Dataset entries:
============================================================
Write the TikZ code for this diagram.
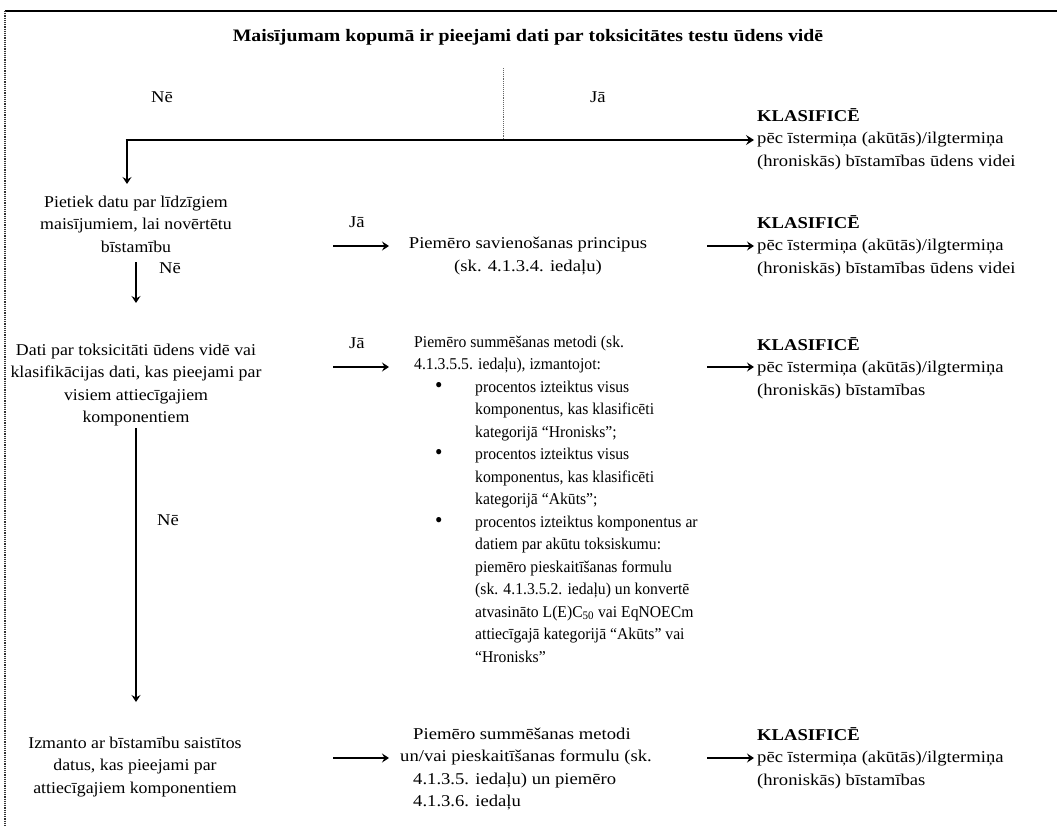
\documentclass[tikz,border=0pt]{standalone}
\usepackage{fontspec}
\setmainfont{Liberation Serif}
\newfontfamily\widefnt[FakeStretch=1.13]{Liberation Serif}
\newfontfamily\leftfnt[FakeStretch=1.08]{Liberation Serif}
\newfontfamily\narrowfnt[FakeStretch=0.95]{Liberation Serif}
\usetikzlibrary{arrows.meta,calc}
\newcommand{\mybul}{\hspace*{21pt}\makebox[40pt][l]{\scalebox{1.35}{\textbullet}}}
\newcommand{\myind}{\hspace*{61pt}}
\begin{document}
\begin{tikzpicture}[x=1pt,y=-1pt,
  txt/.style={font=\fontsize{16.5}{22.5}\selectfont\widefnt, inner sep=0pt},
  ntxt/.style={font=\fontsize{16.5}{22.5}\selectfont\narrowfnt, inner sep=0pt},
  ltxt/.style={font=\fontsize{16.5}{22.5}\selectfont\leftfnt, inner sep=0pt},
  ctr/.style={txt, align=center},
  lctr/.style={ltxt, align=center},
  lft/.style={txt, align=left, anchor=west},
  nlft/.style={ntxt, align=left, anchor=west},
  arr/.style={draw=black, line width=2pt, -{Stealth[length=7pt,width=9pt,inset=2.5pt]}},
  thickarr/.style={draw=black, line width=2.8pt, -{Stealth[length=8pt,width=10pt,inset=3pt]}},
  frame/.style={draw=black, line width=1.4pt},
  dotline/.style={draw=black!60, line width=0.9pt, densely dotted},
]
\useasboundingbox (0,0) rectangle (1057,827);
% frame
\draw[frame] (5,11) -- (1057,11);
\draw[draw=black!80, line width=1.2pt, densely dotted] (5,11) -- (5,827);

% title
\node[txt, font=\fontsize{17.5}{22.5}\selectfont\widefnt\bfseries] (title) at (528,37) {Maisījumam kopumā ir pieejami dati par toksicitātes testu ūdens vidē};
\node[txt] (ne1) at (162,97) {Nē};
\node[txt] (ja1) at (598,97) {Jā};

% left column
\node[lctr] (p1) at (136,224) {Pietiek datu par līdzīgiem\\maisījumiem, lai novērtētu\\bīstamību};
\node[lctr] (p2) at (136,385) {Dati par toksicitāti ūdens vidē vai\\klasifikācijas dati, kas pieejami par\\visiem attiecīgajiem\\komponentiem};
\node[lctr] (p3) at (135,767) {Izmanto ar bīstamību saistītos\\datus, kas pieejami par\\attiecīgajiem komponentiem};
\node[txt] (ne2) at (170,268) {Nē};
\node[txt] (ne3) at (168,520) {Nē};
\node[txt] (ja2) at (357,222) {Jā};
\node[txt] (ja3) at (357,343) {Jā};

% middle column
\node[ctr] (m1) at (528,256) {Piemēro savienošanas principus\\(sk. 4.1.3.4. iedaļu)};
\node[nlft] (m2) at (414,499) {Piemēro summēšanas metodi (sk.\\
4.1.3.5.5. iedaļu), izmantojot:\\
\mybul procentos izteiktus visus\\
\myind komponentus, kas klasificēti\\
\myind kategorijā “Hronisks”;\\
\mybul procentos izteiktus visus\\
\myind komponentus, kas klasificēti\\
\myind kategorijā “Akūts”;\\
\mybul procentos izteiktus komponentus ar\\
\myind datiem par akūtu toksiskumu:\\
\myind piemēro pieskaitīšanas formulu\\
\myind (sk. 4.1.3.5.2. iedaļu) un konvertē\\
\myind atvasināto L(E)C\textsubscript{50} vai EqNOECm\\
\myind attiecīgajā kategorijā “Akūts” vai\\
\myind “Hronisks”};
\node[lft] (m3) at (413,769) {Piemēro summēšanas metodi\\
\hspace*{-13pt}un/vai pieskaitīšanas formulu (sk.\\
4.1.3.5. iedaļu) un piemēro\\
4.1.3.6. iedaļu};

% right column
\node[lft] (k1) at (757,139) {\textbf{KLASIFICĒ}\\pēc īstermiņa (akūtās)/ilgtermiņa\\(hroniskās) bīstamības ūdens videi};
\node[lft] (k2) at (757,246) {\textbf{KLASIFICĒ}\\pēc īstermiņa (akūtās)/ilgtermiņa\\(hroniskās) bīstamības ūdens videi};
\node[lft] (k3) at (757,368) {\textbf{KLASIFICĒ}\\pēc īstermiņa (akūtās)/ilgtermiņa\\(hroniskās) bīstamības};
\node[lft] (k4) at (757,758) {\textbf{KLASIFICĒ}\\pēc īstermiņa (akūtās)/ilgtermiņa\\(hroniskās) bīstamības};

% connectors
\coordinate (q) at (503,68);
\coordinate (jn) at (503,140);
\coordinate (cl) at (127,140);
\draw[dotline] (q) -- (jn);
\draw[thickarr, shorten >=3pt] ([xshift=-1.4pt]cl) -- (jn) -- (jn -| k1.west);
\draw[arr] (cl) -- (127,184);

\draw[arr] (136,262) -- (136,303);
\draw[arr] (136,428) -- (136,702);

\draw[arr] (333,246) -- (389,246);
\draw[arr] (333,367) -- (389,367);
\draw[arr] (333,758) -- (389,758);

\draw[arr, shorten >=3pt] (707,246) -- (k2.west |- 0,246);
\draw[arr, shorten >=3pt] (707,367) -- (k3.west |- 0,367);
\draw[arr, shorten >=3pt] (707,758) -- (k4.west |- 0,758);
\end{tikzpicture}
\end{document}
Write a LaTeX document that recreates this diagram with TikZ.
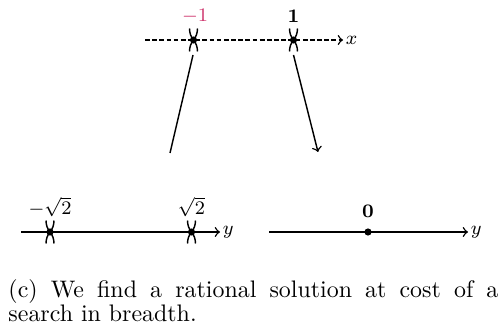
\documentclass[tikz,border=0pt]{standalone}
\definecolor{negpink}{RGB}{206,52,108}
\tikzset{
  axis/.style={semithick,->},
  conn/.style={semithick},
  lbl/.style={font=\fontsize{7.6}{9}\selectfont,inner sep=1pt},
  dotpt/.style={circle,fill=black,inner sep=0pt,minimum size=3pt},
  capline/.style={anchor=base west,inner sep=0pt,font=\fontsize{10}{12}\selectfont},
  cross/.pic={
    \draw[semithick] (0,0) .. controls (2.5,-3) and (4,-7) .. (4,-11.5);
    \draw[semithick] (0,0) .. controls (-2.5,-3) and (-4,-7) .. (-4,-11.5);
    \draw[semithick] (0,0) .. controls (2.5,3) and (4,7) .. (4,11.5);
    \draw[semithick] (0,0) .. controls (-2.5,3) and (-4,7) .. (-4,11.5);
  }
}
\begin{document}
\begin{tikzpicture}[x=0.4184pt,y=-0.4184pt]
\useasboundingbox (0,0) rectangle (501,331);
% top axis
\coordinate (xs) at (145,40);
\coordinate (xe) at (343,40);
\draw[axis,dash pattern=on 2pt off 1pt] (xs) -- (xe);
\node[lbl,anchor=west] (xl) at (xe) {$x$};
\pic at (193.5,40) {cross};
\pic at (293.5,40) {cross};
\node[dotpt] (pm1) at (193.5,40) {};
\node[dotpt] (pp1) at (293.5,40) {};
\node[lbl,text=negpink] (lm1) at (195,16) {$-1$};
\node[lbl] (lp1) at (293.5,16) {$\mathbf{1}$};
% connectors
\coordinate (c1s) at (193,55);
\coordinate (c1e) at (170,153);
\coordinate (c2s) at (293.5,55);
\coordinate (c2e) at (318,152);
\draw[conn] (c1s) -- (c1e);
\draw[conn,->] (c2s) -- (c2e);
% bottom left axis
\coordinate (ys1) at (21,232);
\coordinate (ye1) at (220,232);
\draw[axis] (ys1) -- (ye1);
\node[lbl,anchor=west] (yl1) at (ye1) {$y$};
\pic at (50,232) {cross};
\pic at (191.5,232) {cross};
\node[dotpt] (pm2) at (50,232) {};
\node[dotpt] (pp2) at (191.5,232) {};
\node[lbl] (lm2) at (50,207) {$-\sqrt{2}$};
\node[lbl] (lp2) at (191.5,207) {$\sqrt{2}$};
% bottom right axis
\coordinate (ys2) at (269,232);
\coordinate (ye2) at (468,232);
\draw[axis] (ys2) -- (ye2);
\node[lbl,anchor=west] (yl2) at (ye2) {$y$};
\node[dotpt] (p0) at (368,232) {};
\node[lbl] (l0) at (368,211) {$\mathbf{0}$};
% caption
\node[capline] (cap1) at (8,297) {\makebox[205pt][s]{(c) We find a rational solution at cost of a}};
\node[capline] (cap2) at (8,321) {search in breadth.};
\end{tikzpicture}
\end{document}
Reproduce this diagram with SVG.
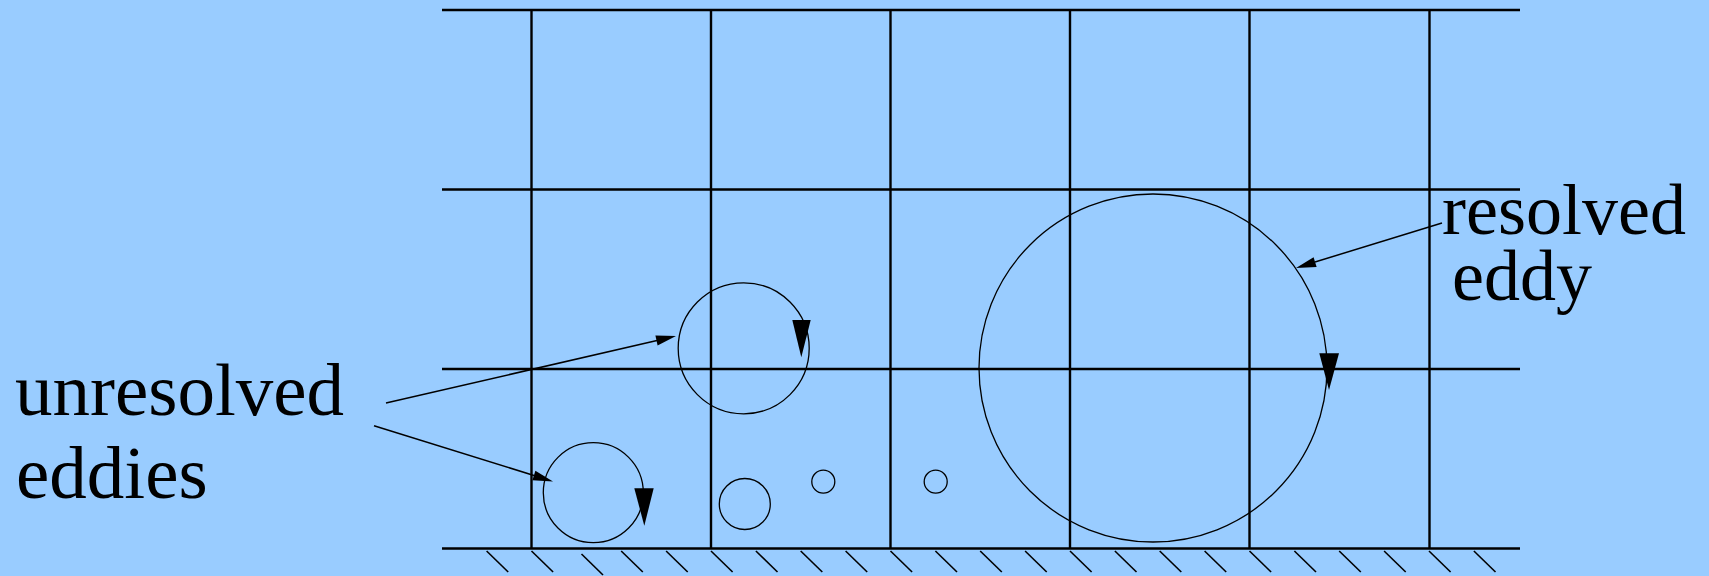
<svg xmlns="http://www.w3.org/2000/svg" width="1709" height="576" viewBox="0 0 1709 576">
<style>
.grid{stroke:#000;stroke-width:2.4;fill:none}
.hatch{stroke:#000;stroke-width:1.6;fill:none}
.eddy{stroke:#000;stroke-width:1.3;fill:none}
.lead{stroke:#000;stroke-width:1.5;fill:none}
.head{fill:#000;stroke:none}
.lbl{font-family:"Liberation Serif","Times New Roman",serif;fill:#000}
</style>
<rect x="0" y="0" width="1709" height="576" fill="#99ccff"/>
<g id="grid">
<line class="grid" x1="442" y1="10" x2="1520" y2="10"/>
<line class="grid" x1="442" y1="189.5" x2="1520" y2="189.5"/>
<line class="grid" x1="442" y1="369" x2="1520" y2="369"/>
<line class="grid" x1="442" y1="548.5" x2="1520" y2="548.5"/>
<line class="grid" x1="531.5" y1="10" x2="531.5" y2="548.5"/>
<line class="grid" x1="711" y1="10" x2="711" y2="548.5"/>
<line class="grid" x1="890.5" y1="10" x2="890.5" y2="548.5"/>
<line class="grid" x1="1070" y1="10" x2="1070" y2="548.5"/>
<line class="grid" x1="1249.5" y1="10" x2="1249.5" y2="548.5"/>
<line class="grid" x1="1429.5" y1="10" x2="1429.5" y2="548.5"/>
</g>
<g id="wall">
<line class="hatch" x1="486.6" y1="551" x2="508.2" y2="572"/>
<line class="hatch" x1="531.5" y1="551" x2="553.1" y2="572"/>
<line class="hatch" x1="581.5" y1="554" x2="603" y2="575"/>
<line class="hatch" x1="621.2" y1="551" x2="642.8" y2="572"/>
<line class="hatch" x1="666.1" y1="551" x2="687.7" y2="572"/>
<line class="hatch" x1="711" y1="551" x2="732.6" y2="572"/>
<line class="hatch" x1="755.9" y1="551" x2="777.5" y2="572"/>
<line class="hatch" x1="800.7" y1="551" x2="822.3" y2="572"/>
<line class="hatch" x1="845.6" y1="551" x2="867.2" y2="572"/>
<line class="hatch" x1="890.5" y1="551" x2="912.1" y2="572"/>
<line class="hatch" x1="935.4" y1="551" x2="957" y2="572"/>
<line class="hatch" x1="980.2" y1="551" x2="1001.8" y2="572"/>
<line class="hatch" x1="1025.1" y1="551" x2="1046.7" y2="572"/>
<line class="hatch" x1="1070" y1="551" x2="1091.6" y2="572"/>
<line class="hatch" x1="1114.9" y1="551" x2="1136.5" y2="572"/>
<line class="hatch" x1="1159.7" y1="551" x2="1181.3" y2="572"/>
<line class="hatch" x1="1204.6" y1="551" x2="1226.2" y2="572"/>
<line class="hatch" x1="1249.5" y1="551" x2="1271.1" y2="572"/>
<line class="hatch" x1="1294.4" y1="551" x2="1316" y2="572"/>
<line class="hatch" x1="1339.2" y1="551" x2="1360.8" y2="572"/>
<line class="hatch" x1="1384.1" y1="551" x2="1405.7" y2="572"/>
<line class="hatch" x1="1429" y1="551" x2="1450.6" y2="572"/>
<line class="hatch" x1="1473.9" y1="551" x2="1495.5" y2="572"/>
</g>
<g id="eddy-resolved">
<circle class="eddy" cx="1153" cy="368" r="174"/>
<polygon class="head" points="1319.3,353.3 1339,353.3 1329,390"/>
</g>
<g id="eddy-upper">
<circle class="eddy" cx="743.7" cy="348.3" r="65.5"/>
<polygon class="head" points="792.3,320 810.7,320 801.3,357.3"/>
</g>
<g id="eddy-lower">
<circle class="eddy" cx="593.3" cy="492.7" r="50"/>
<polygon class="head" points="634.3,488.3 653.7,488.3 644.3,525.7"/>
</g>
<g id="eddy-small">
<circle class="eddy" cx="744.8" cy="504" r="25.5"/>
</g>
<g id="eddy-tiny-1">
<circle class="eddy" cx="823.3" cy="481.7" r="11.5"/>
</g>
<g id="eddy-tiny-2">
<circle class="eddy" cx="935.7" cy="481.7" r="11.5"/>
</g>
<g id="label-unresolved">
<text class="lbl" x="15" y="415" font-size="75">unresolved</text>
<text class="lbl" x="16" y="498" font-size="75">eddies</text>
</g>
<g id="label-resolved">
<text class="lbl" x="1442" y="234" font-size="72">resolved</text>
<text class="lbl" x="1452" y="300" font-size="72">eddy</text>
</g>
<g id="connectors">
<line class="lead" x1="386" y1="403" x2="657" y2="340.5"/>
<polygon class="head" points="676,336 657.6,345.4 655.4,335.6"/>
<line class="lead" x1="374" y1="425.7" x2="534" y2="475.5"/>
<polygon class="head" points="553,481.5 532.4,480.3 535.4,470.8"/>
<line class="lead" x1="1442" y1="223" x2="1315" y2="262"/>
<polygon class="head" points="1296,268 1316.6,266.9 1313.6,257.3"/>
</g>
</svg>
============================================================
Problem requirements -> Reproduce the records above from their first line to the line bearing "(ja3) at (357,343)", both ends included, leaving every picture out.

Response to the task ->
Write the TikZ code for this diagram.
\documentclass[tikz,border=0pt]{standalone}
\usepackage{fontspec}
\setmainfont{Liberation Serif}
\newfontfamily\widefnt[FakeStretch=1.13]{Liberation Serif}
\newfontfamily\leftfnt[FakeStretch=1.08]{Liberation Serif}
\newfontfamily\narrowfnt[FakeStretch=0.95]{Liberation Serif}
\usetikzlibrary{arrows.meta,calc}
\newcommand{\mybul}{\hspace*{21pt}\makebox[40pt][l]{\scalebox{1.35}{\textbullet}}}
\newcommand{\myind}{\hspace*{61pt}}
\begin{document}
\begin{tikzpicture}[x=1pt,y=-1pt,
  txt/.style={font=\fontsize{16.5}{22.5}\selectfont\widefnt, inner sep=0pt},
  ntxt/.style={font=\fontsize{16.5}{22.5}\selectfont\narrowfnt, inner sep=0pt},
  ltxt/.style={font=\fontsize{16.5}{22.5}\selectfont\leftfnt, inner sep=0pt},
  ctr/.style={txt, align=center},
  lctr/.style={ltxt, align=center},
  lft/.style={txt, align=left, anchor=west},
  nlft/.style={ntxt, align=left, anchor=west},
  arr/.style={draw=black, line width=2pt, -{Stealth[length=7pt,width=9pt,inset=2.5pt]}},
  thickarr/.style={draw=black, line width=2.8pt, -{Stealth[length=8pt,width=10pt,inset=3pt]}},
  frame/.style={draw=black, line width=1.4pt},
  dotline/.style={draw=black!60, line width=0.9pt, densely dotted},
]
\useasboundingbox (0,0) rectangle (1057,827);
% frame
\draw[frame] (5,11) -- (1057,11);
\draw[draw=black!80, line width=1.2pt, densely dotted] (5,11) -- (5,827);

% title
\node[txt, font=\fontsize{17.5}{22.5}\selectfont\widefnt\bfseries] (title) at (528,37) {Maisījumam kopumā ir pieejami dati par toksicitātes testu ūdens vidē};
\node[txt] (ne1) at (162,97) {Nē};
\node[txt] (ja1) at (598,97) {Jā};

% left column
\node[lctr] (p1) at (136,224) {Pietiek datu par līdzīgiem\\maisījumiem, lai novērtētu\\bīstamību};
\node[lctr] (p2) at (136,385) {Dati par toksicitāti ūdens vidē vai\\klasifikācijas dati, kas pieejami par\\visiem attiecīgajiem\\komponentiem};
\node[lctr] (p3) at (135,767) {Izmanto ar bīstamību saistītos\\datus, kas pieejami par\\attiecīgajiem komponentiem};
\node[txt] (ne2) at (170,268) {Nē};
\node[txt] (ne3) at (168,520) {Nē};
\node[txt] (ja2) at (357,222) {Jā};
\node[txt] (ja3) at (357,343) {Jā};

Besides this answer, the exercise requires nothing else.